▸ RECORDED DATA:

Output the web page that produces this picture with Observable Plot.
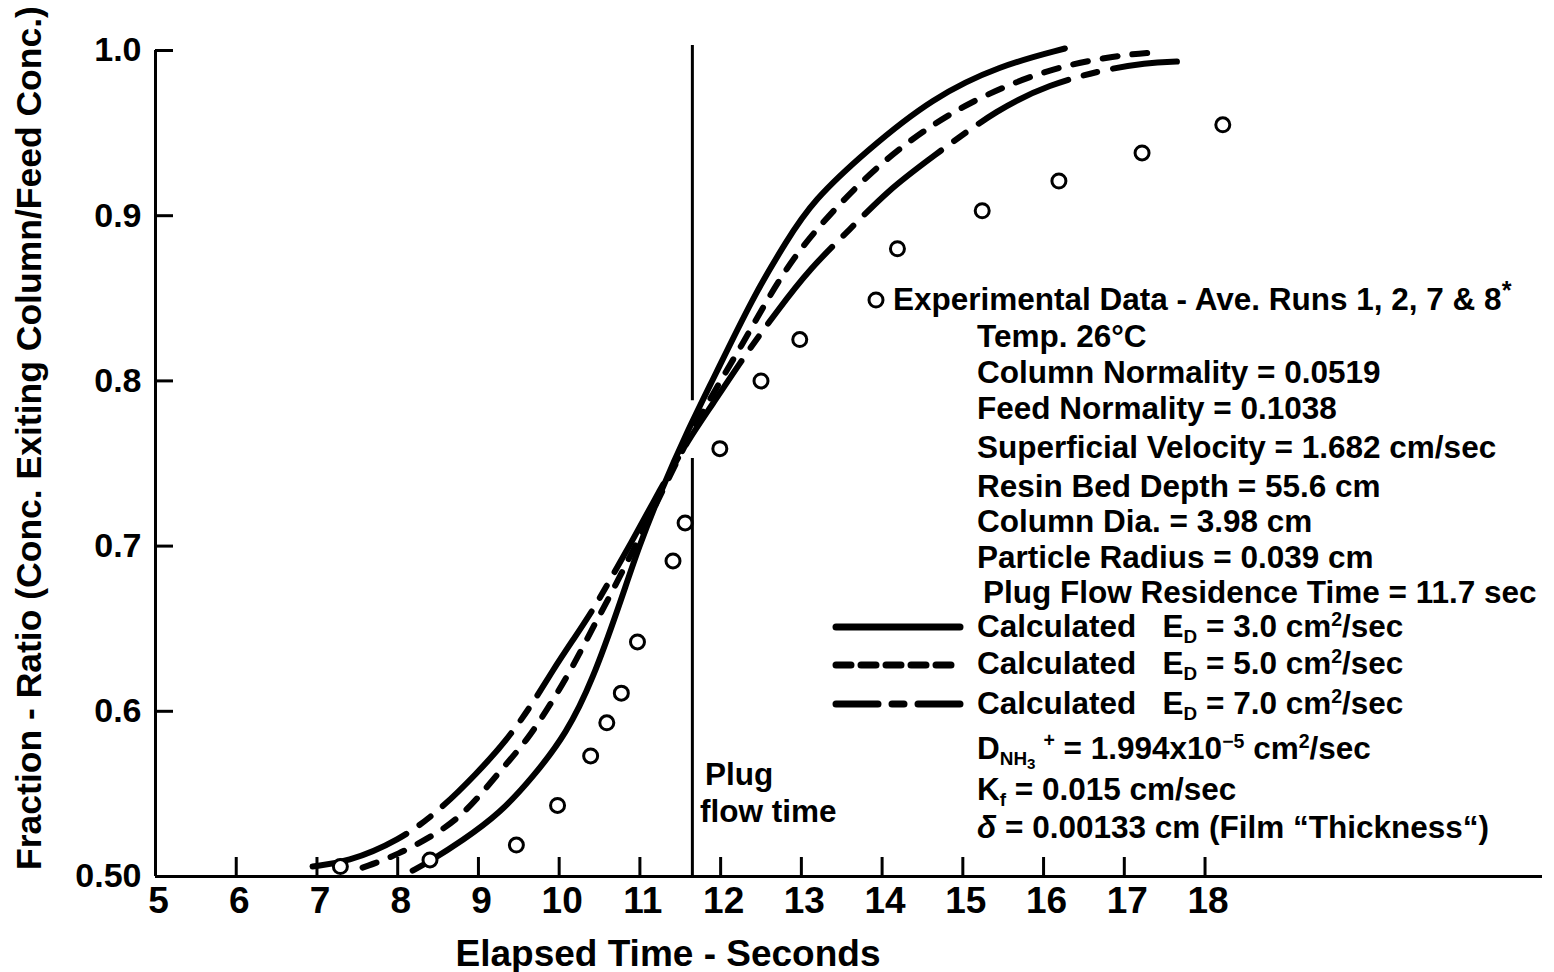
<!DOCTYPE html>
<html><head><meta charset="utf-8">
<script src="https://cdn.jsdelivr.net/npm/d3@7"></script>
<script src="https://cdn.jsdelivr.net/npm/@observablehq/plot@0.6"></script>
<style>
body{margin:0;background:#fff;}
#wrap{position:relative;width:1554px;height:972px;font-family:"Liberation Sans",Arial,Helvetica,sans-serif;font-weight:bold;color:#000;overflow:hidden;}
#wrap svg{position:absolute;left:0;top:0;}
.t{position:absolute;white-space:nowrap;line-height:1;transform:translateY(-50%);font-size:31.5px;}
.t sub{font-size:0.6em;vertical-align:-0.3em;line-height:0;}
.t sub sub{font-size:0.8em;vertical-align:-0.25em;}
.t sup{font-size:0.62em;vertical-align:0.6em;line-height:0;}
.sw{position:absolute;transform:translateY(-50%);}
</style></head><body><div id="wrap"></div>
<script>
// ---- data ----
const expTime  = [7.29, 8.40, 9.47, 9.98, 10.39, 10.59, 10.77, 10.97, 11.41, 11.56, 11.99, 12.50, 12.98, 14.19, 15.24, 16.19, 17.22, 18.22];
const expRatio = [0.506, 0.510, 0.519, 0.543, 0.573, 0.593, 0.611, 0.642, 0.691, 0.714, 0.759, 0.800, 0.825, 0.880, 0.903, 0.921, 0.938, 0.955];

const ed3Time  = [8.185, 8.395, 8.804, 9.263, 9.672, 10.093, 10.415, 10.744, 10.991, 11.264, 11.572, 11.927, 12.398, 12.819, 13.141, 13.810, 14.628, 15.458, 16.264];
const ed3Ratio = [0.5036, 0.5091, 0.5218, 0.5381, 0.5599, 0.5866, 0.6190, 0.6640, 0.7004, 0.7337, 0.7680, 0.8030, 0.8505, 0.8850, 0.9090, 0.9395, 0.9716, 0.9909, 1.0012];

const ed5Time  = [7.565, 7.986, 8.556, 8.854, 9.102, 9.349, 9.597, 9.845, 10.093, 10.291, 10.465, 10.601, 10.948, 11.283, 11.617, 11.927, 12.274, 12.522, 12.893, 13.389, 13.971, 14.628, 15.297, 16.115, 16.908, 17.354];
const ed5Ratio = [0.5054, 0.5127, 0.5278, 0.5400, 0.5539, 0.5684, 0.5823, 0.6005, 0.6205, 0.6386, 0.6550, 0.6671, 0.7004, 0.7337, 0.7670, 0.7942, 0.8226, 0.8444, 0.8747, 0.9031, 0.9316, 0.9558, 0.9740, 0.9897, 0.9970, 0.9988];

const ed7Time  = [6.945, 7.367, 8.024, 8.519, 8.978, 9.349, 9.672, 9.919, 10.167, 10.415, 10.626, 10.874, 11.245, 11.592, 11.890, 12.299, 12.695, 13.104, 13.600, 14.071, 14.591, 15.458, 16.078, 16.698, 17.280, 17.652];
const ed7Ratio = [0.5061, 0.5085, 0.5218, 0.5400, 0.5623, 0.5823, 0.6047, 0.6247, 0.6429, 0.6610, 0.6792, 0.7004, 0.7337, 0.7639, 0.7851, 0.8154, 0.8420, 0.8680, 0.8916, 0.9153, 0.9346, 0.9655, 0.9794, 0.9879, 0.9927, 0.9933];

const plugTime = 11.65;
const plugY1 = [1.003, 0.753];
const plugY2 = [0.788, 0.500];

const xTicks = [5, 6, 7, 8, 9, 10, 11, 12, 13, 14, 15, 16, 17, 18];
const yTicks = [0.5, 0.6, 0.7, 0.8, 0.9, 1.0];
const yTickLabels = ["0.50", "0.6", "0.7", "0.8", "0.9", "1.0"];
const xDomain = [5, 22.18];
const yDomain = [0.5, 1.0];

// ---- tables built from the arrays ----
const zip = (t, r) => t.map((d, i) => ({t: d, r: r[i]}));
const exp = zip(expTime, expRatio);
const ed3 = zip(ed3Time, ed3Ratio);
const ed5 = zip(ed5Time, ed5Ratio);
const ed7 = zip(ed7Time, ed7Ratio);
const plugSegs = plugY1.map((d, i) => ({x: plugTime, y1: d, y2: plugY2[i]}));

const W = 1554, H = 972, ML = 155, MR = 12, MT = 50, MB = 96;
const FW = W - ML - MR, FH = H - MT - MB;
const font = '"Liberation Sans", Arial, Helvetica, sans-serif';

const plot = Plot.plot({
  width: W, height: H,
  marginLeft: ML, marginRight: MR, marginTop: MT, marginBottom: MB,
  x: {domain: xDomain},
  y: {domain: yDomain},
  style: {fontFamily: font, fontWeight: "bold", color: "black", background: "transparent", overflow: "visible"},
  marks: [
    Plot.ruleX(plugSegs, {x: "x", y1: "y1", y2: "y2", strokeWidth: 3, stroke: "black"}),
    Plot.line(ed3, {x: "t", y: "r", curve: "basis", stroke: "black", strokeWidth: 6, strokeLinecap: "round"}),
    Plot.line(ed5, {x: "t", y: "r", curve: "basis", stroke: "black", strokeWidth: 6, strokeLinecap: "round", strokeDasharray: "15,15"}),
    Plot.line(ed7, {x: "t", y: "r", curve: "basis", stroke: "black", strokeWidth: 6, strokeLinecap: "round", strokeDasharray: "100,16,14,16"}),
    Plot.dot(exp, {x: "t", y: "r", r: 7, stroke: "black", fill: "white", strokeWidth: 3}),
    Plot.ruleX([xDomain[0]], {y1: yDomain[0], y2: yDomain[1], strokeWidth: 3, stroke: "black"}),
    Plot.ruleY([yDomain[0]], {x1: xDomain[0], x2: xDomain[1], strokeWidth: 3, stroke: "black"}),
    Plot.tickY(yTicks, {y: d => d, insetRight: FW - 18, strokeWidth: 3, stroke: "black"}),
    Plot.tickX(xTicks, {x: d => d, insetTop: FH - 19, strokeWidth: 3, stroke: "black"}),
    Plot.axisY({ticks: yTicks, tickSize: 0, tickPadding: 14, fontSize: 34, fontWeight: "bold",
      tickFormat: d => yTickLabels[yTicks.findIndex(v => Math.abs(v - d) < 1e-9)], label: null}),
    Plot.axisX({ticks: xTicks, tickSize: 0, tickPadding: 10, fontSize: 37, fontWeight: "bold", label: null, dx: 3})
  ]
});

const wrap = document.getElementById("wrap");
wrap.appendChild(plot);

function txt(html, left, cy, extra) {
  const d = document.createElement("div");
  d.className = "t";
  d.style.left = left + "px";
  d.style.top = cy + "px";
  if (extra) Object.assign(d.style, extra);
  d.innerHTML = html;
  wrap.appendChild(d);
  return d;
}
function swatch(dash, left, cy) {
  const ns = "http://www.w3.org/2000/svg";
  const s = document.createElementNS(ns, "svg");
  s.setAttribute("width", 134); s.setAttribute("height", 14);
  s.setAttribute("class", "sw");
  s.style.left = left + "px"; s.style.top = cy + "px";
  const l = document.createElementNS(ns, "line");
  l.setAttribute("x1", 4); l.setAttribute("x2", 128); l.setAttribute("y1", 7); l.setAttribute("y2", 7);
  l.setAttribute("stroke", "black"); l.setAttribute("stroke-width", 7); l.setAttribute("stroke-linecap", "round");
  if (dash) l.setAttribute("stroke-dasharray", dash);
  s.appendChild(l);
  wrap.appendChild(s);
}
function circle(cx, cy) {
  const ns = "http://www.w3.org/2000/svg";
  const s = document.createElementNS(ns, "svg");
  s.setAttribute("width", 22); s.setAttribute("height", 22);
  s.setAttribute("class", "sw");
  s.style.left = (cx - 11) + "px"; s.style.top = cy + "px";
  const c = document.createElementNS(ns, "circle");
  c.setAttribute("cx", 11); c.setAttribute("cy", 11); c.setAttribute("r", 7);
  c.setAttribute("fill", "white"); c.setAttribute("stroke", "black"); c.setAttribute("stroke-width", 3);
  s.appendChild(c);
  wrap.appendChild(s);
}

// annotation block
circle(876, 300);
txt("Experimental Data - Ave. Runs 1, 2, 7 &amp; 8<sup style='font-size:0.8em;vertical-align:0.45em'>*</sup>", 893, 300);
txt("Temp. 26°C", 977, 337);
txt("Column Normality = 0.0519", 977, 373);
txt("Feed Normality = 0.1038", 977, 409);
txt("Superficial Velocity = 1.682 cm/sec", 977, 448);
txt("Resin Bed Depth = 55.6 cm", 977, 487);
txt("Column Dia. = 3.98 cm", 977, 522);
txt("Particle Radius = 0.039 cm", 977, 558);
txt("Plug Flow Residence Time = 11.7 sec", 983, 593);
swatch(null, 832, 627);
txt("Calculated&nbsp;&nbsp; E<sub>D</sub> = 3.0 cm<sup>2</sup>/sec", 977, 627);
swatch("15,10", 832, 665);
txt("Calculated&nbsp;&nbsp; E<sub>D</sub> = 5.0 cm<sup>2</sup>/sec", 977, 664);
swatch("42,14,12,14", 832, 704);
txt("Calculated&nbsp;&nbsp; E<sub>D</sub> = 7.0 cm<sup>2</sup>/sec", 977, 704);
txt("D<sub>NH<sub>3</sub></sub><sup style='margin-left:8px'>+</sup> = 1.994x10<sup>−5</sup> cm<sup>2</sup>/sec", 977, 749);
txt("K<sub>f</sub> = 0.015 cm/sec", 977, 790);
txt("<i>δ</i> = 0.00133 cm (Film “Thickness“)", 977, 828);
txt("Plug", 705, 775);
txt("flow time", 700, 812);

// axis titles
txt("Elapsed Time - Seconds", 668, 953, {fontSize: "37px", transform: "translate(-50%,-50%)"});
txt("Fraction - Ratio (Conc. Exiting Column/Feed Conc.)", 30, 438, {fontSize: "35.5px", transform: "translate(-50%,-50%) rotate(-90deg)"});
</script></body></html>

▸ OBJECTIVE:
Pictures are excluded; extract exactly the lines from the start of the data through the line that holds "0.921, 0.938, 0.955];", both ends included.

▸ RESPONSE TO THE EXERCISE:
Output the web page that produces this picture with Observable Plot.
<!DOCTYPE html>
<html><head><meta charset="utf-8">
<script src="https://cdn.jsdelivr.net/npm/d3@7"></script>
<script src="https://cdn.jsdelivr.net/npm/@observablehq/plot@0.6"></script>
<style>
body{margin:0;background:#fff;}
#wrap{position:relative;width:1554px;height:972px;font-family:"Liberation Sans",Arial,Helvetica,sans-serif;font-weight:bold;color:#000;overflow:hidden;}
#wrap svg{position:absolute;left:0;top:0;}
.t{position:absolute;white-space:nowrap;line-height:1;transform:translateY(-50%);font-size:31.5px;}
.t sub{font-size:0.6em;vertical-align:-0.3em;line-height:0;}
.t sub sub{font-size:0.8em;vertical-align:-0.25em;}
.t sup{font-size:0.62em;vertical-align:0.6em;line-height:0;}
.sw{position:absolute;transform:translateY(-50%);}
</style></head><body><div id="wrap"></div>
<script>
// ---- data ----
const expTime  = [7.29, 8.40, 9.47, 9.98, 10.39, 10.59, 10.77, 10.97, 11.41, 11.56, 11.99, 12.50, 12.98, 14.19, 15.24, 16.19, 17.22, 18.22];
const expRatio = [0.506, 0.510, 0.519, 0.543, 0.573, 0.593, 0.611, 0.642, 0.691, 0.714, 0.759, 0.800, 0.825, 0.880, 0.903, 0.921, 0.938, 0.955];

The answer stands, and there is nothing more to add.